ELISE HU, HOST:
The war in ISIS in Iraq and Syria is one that for the U.S. is mainly an air war. Officials say it's a very precise air war. But a recent investigation for The New York Times magazine finds it's not as precise as officials say. The report finds that 1 in 5 coalition airstrikes on ISIS targets in Iraq resulted in civilian deaths. That rate is 31 times higher than what the U.S. has acknowledged.
KELLY MCEVERS, HOST:
Azmat Khan and her colleague Anand Gopal spent 18 months investigating this, going door to door in the Iraqi city of Mosul. And they found that while some of the civilian deaths were because of a proximity to a legitimate ISIS target, many others appear to be the result of flawed or outdated intelligence. And the military is not keeping accurate logs of its actions. Azmat Khan told me about one Iraqi man named Basim Razzo and what happened to him on a night in 2015.
AZMAT KHAN: Basim wakes up in the middle of the night at around 1:45 a.m. in his house. And he realizes his bed is snapped in two. He feels this incredible pain. He can taste blood in his mouth. And he looks up, and he sees the stars over Mosul. He calls for his wife, and he calls for his daughter. And he doesn't get an answer. And he learns that his wife, Mayada, his daughter, Tuqa, his brother, Mohannad, and his nephew, Najib, have all been killed in an airstrike.
And not long after he leaves the hospital, a video is uploaded to the U.S.-led coalition's YouTube channel showing two airstrikes hitting two homes. And the video dubs this an ISIS VBIED facility, a car bomb factory. So Basim, who sees this video, later immediately recognizes these two homes as his and his brother's.
MCEVERS: And did the U.S. coalition count Basim's family as civilians - people who'd been killed as civilians?
KHAN: Not for a year and a half, and they very likely would not have counted them as civilians had we not pushed his case. He and his family members, the four members who died, were tallied as ISIS.
MCEVERS: You actually got a copy of the coalition's internal probe of this strike on Basim's home and his brother's home. What did it say?
KHAN: The main thing to know is that this report details, you know, what went on after they'd received this intelligence. They'd vetted it through different authorities. And then they surveilled the houses with an hour and 35 minutes of footage. And in the footage, they noticed that there were no women or children. And this footage was shot in 15-minute increments, usually in the afternoon.
And it's incredibly hot in Mosul, so a lot of people are not outside. You know, they noticed that there was a gate that sometimes men opened in order to bring a car in. And even though the report noted there was nothing out of the ordinary, they noted that ISIS doesn't obviously brandish weapons. So none of this made it appear to them that it conflicted with their intelligence.
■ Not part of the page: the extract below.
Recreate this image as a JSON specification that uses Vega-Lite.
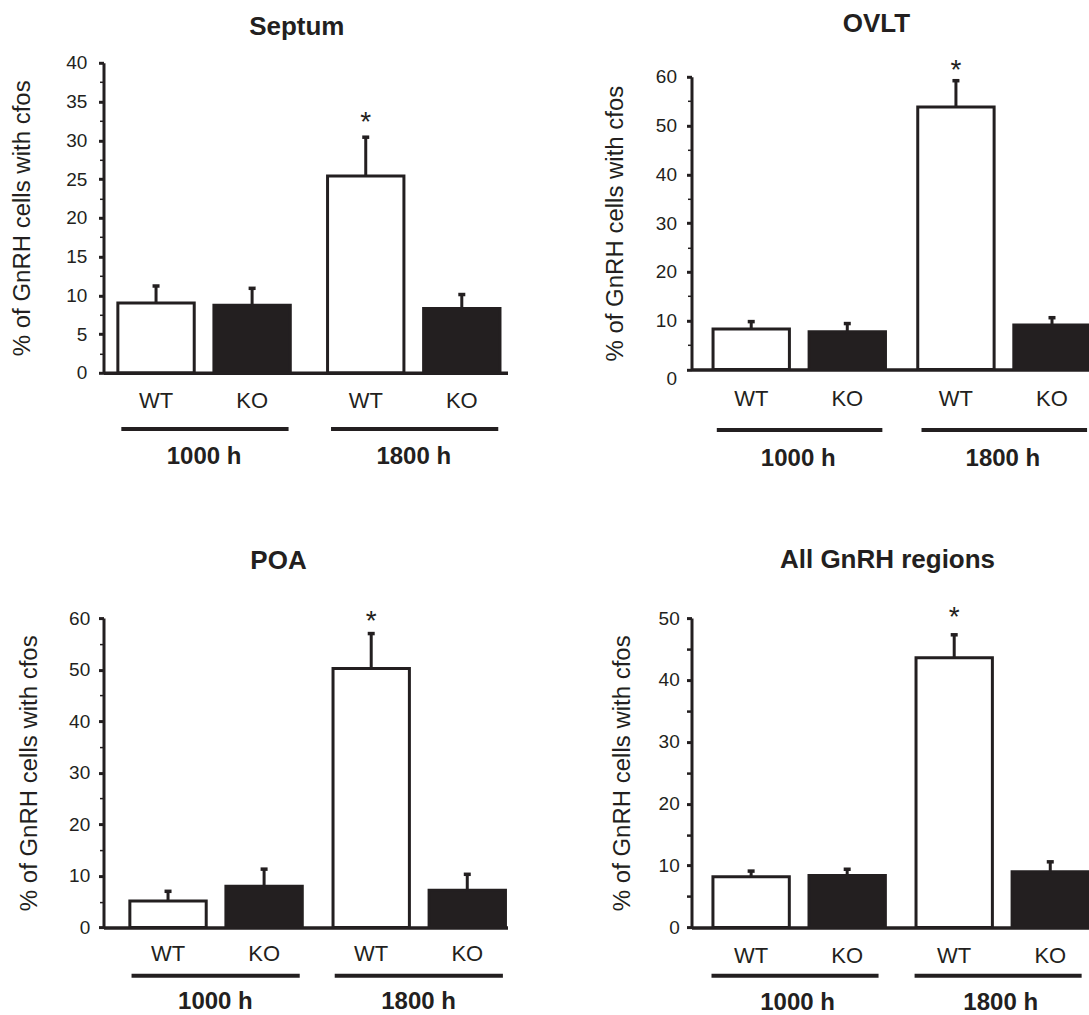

MCEVERS: How many other people are there like Basim that you documented, people who had lost relatives, who are not classified as civilians?
KHAN: So in the 103 airstrikes that we found, there were 75 civilian deaths and none of them that - by any accounts we could tell matched with numbers that had been acknowledged by the coalition.
MCEVERS: Of those 75, how many had been reported as civilian deaths by the coalition?
KHAN: Zero.
MCEVERS: What does this tell us about, you know, the intelligence gathering abilities of this U.S.-led coalition?
KHAN: Right. It tells us that you can have the most precise munitions. You can have the most precise weaponry in the history of warfare. But if your intelligence is wrong and you have the wrong target, it doesn't matter. You can still kill civilians. It appears that intelligence problems - we found them over and over - are incredibly important and that in order to prevent them from happening again, the military needs to know they're happening. And this is when questions of how they investigate really come into play and to what extent they're on the ground figuring these things out because how else would you know unless you get that ground truth?
MCEVERS: So in the case of Basim, was his case investigated, and what were the conclusions?
KHAN: Well, it's very fascinating because Basim tried himself to report this case on multiple occasions.
MCEVERS: Right.
KHAN: And he even had a cousin who was a professor at Yale who had written an op-ed in The New York Times about this airstrike. Basim is somebody who speaks fluent English. He lived in the United States for years. He has access to email. He could document his case really, really well with GPS coordinates. There was a video of the airstrike.
So here's somebody who's really acting in the best-case scenario. And in his case, it took him a year and a half to get the coalition to admit that these were civilians publicly. It took him a year and a half to do that. So what chance do these Iraqis who are much poorer, who don't speak English, who don't have access to these resources, who don't necessarily meet a Western...
MCEVERS: Right - have cousin at Yale University.
KHAN: Exactly. What chance do they have?
MCEVERS: Yeah. Azmat Khan, thank you so much.
KHAN: Thank you, Kelly - appreciate it.